● Task prompt:
Output only the lines running from the line bearing "Reproduce this chart with Plotly." through the line bearing "line=dict(color=LINE_COLOR, width=3.5), showlegend=False))", character for character.

● Material provided:
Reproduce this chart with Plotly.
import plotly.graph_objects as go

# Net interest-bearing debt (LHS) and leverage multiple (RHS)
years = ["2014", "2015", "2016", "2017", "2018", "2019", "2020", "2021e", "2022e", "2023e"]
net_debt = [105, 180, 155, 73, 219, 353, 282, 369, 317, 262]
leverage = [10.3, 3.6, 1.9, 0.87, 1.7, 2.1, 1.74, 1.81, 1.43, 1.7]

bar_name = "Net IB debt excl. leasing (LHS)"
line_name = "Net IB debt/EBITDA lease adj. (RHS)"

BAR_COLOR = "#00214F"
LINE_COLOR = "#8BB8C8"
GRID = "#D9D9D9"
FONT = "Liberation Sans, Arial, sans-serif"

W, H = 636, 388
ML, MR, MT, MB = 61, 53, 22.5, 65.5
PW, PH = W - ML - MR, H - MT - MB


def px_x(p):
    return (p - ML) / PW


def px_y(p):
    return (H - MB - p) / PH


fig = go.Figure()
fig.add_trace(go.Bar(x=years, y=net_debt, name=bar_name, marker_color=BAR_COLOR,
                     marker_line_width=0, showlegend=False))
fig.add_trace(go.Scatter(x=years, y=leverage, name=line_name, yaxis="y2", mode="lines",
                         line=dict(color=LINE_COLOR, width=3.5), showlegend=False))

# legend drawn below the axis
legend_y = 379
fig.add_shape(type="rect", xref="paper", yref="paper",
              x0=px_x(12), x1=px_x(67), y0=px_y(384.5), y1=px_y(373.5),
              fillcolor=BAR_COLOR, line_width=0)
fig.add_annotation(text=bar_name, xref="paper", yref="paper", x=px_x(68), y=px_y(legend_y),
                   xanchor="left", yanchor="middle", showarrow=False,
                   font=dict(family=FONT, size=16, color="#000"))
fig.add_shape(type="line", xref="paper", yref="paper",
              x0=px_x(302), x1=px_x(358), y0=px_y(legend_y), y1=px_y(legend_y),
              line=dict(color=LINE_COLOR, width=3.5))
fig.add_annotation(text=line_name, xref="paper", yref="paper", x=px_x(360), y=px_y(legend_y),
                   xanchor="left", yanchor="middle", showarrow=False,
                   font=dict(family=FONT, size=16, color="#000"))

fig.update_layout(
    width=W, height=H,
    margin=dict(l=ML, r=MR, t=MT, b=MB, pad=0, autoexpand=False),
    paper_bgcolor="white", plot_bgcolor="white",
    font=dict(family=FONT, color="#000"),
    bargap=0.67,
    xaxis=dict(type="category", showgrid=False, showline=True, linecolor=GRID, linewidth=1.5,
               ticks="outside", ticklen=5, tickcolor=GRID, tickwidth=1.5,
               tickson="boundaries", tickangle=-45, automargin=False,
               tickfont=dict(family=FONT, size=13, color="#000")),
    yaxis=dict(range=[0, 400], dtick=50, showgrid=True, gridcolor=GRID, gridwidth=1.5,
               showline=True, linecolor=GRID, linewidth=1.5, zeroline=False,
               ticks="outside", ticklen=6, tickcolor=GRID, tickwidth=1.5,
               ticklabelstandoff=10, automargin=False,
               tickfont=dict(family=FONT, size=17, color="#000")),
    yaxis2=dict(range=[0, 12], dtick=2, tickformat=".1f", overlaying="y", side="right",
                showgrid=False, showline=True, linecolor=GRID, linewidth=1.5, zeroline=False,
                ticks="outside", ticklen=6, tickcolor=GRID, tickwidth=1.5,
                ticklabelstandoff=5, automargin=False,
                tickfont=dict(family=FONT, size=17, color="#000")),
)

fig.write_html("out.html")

--

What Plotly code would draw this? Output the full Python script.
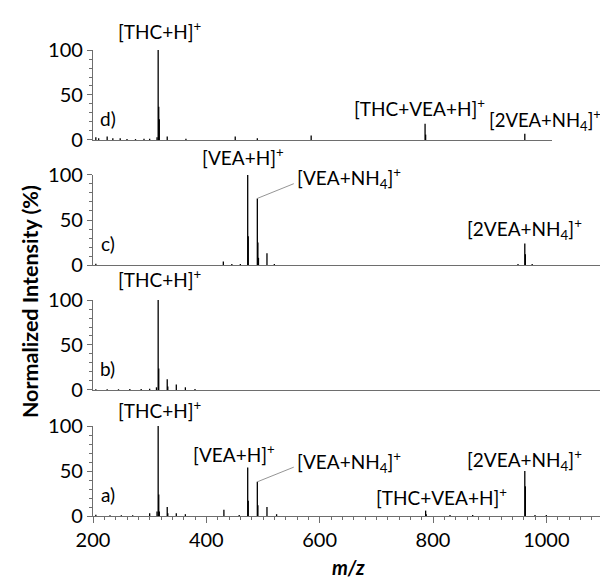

==

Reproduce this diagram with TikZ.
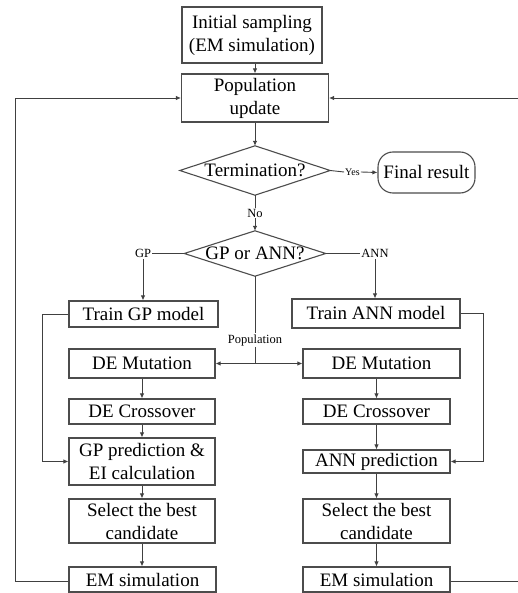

● Reply:
Reproduce this chart with Plotly.
import plotly.graph_objects as go

# Net interest-bearing debt (LHS) and leverage multiple (RHS)
years = ["2014", "2015", "2016", "2017", "2018", "2019", "2020", "2021e", "2022e", "2023e"]
net_debt = [105, 180, 155, 73, 219, 353, 282, 369, 317, 262]
leverage = [10.3, 3.6, 1.9, 0.87, 1.7, 2.1, 1.74, 1.81, 1.43, 1.7]

bar_name = "Net IB debt excl. leasing (LHS)"
line_name = "Net IB debt/EBITDA lease adj. (RHS)"

BAR_COLOR = "#00214F"
LINE_COLOR = "#8BB8C8"
GRID = "#D9D9D9"
FONT = "Liberation Sans, Arial, sans-serif"

W, H = 636, 388
ML, MR, MT, MB = 61, 53, 22.5, 65.5
PW, PH = W - ML - MR, H - MT - MB


def px_x(p):
    return (p - ML) / PW


def px_y(p):
    return (H - MB - p) / PH


fig = go.Figure()
fig.add_trace(go.Bar(x=years, y=net_debt, name=bar_name, marker_color=BAR_COLOR,
                     marker_line_width=0, showlegend=False))
fig.add_trace(go.Scatter(x=years, y=leverage, name=line_name, yaxis="y2", mode="lines",
                         line=dict(color=LINE_COLOR, width=3.5), showlegend=False))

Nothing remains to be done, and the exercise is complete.